Wednesday, June 17, 2020

Resting Guilt Face


Resting Guilt Face
You have all heard of Resting Bitch Face?    Well I would like to introduce you to Resting Guilt Face.   

I have always had resting bitch face.  I remember as a child being in a perfectly good mood and walking by stranger and they would tell me to smile.   I was smiling, I thought.  The reality is, it was an indirect criticism and totally unnecessary.    After it is drilled into me my entire life by well-meaning strangers who think I am mad or sad I started to become a bit frustrated and cranky, and a slightly self-conscious adult.    Now today I don’t care.   My brother on the other hand had resting guilt face.  He was not guilty.   He was a good happy kid.   He was also very much an introvert.   He was the 1970s version of a modern day hoody wearing moody teen but yet he was neither moody nor guilty.    He had resting guilt face and was an introvert.    America is not a great place for an introverted boy to grow into a man.   Many introverts do find their groove but mostly men are expected to be extroverted heroes.  

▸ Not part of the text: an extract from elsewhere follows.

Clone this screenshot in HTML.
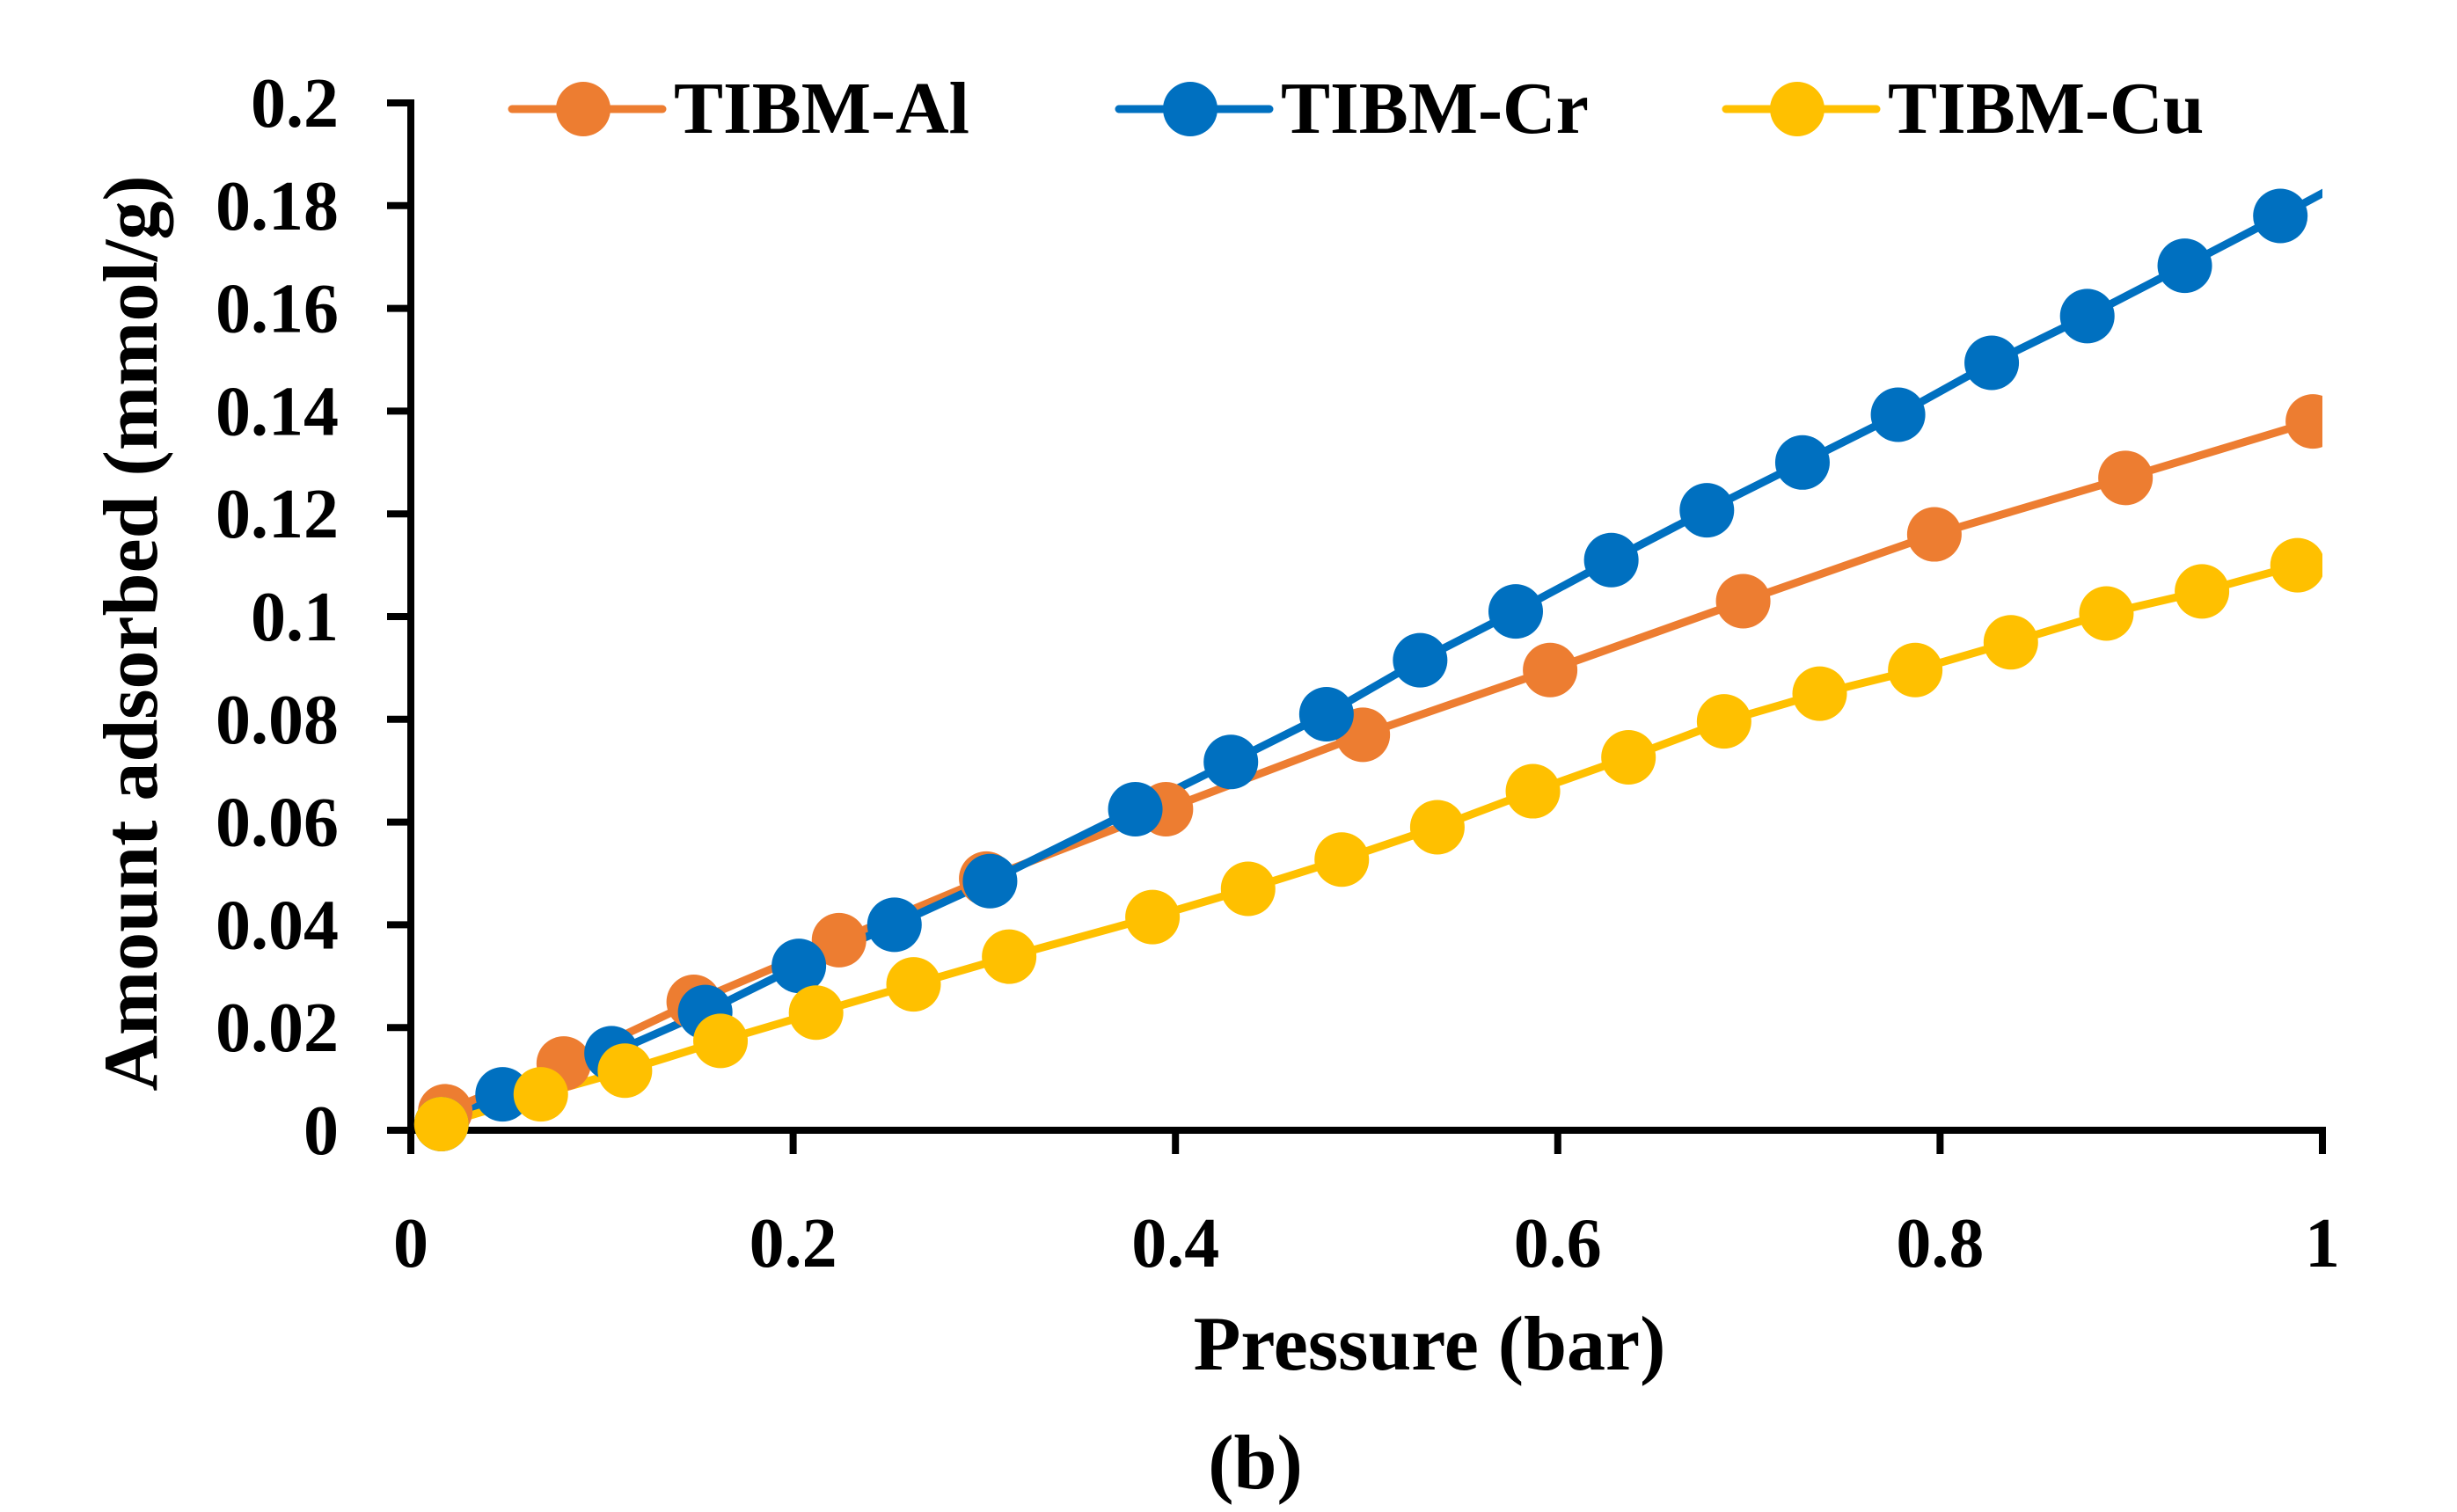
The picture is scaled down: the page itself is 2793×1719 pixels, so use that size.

In the late 70s and early 80s my brother started to be harassed by the cops.   They would stop him often.   I assume today, because he had resting guilt face.    He also drove a motorcycle.  He really liked dirt bikes.   He could do a wheelie in 3rd gear in an empty parking lot.    He was very proud of that.    My mom was outraged every time the cops pulled him over.     She felt they were picking on him.   My father started to believe the police.  They were making him more introverted and actually turning him moody and he was even starting to actually feel guilty when out and about.    I have been pulled over by a cop perhaps 5 times for traffic issues in my entire life.   My brother had been pulled over that many times or more before he was 20.    He had been arrested and taken in more than once before he was 20.
   
My brother and I grew up in the same white middle class family.  Our parents were educated, we had home cooked food on the table every night when dad came home.    My family traveled and had a lot of fun.   We grew up expecting to go to college.  We were all smart.   We had a text book upbringing.    While all of this was going on with my teen age brother I watched from the sidelines as a disinterested older sister would do.   I knew what was going on but even I figured he must have done something wrong.    One thing I could not deny, a happy dirt bike riding kid grew angry and started to sneak around to avoid being pulled over, but even that added to his guilty persona.   As I grew older my mom would remind me of all of this from time to time literally saying the cops harassed your brother, she would tell me the same numerous stories over and over.   Even to this day 40 years later she is still annoyed.     

Today my brother is angry at law enforcement.   He even still gets pulled over regularly.   He is smart (and white, but does that matter?) and today he knows he did nothing wrong.   He has even gone to court and won more than once.  He still has resting guilt face and today, he is rather sullen about it.   He has two lovely sons who have both graduated from college and are doing quite well.  He is alienated from his family, me included.   We did not help and support him as a family should.   I actually get it.   

There is no such thing as the look of a liar, or guilt, or a bitch.   Even tho judges, cops, John Q and parents use it all the time to make assumptions about a person.    There have been numerous scientific studies done on this topic yet still we put the most credibility on the least effective way to make a judgement.

How would my angry sullen brother be today if he had not been harassed by cops in his teens?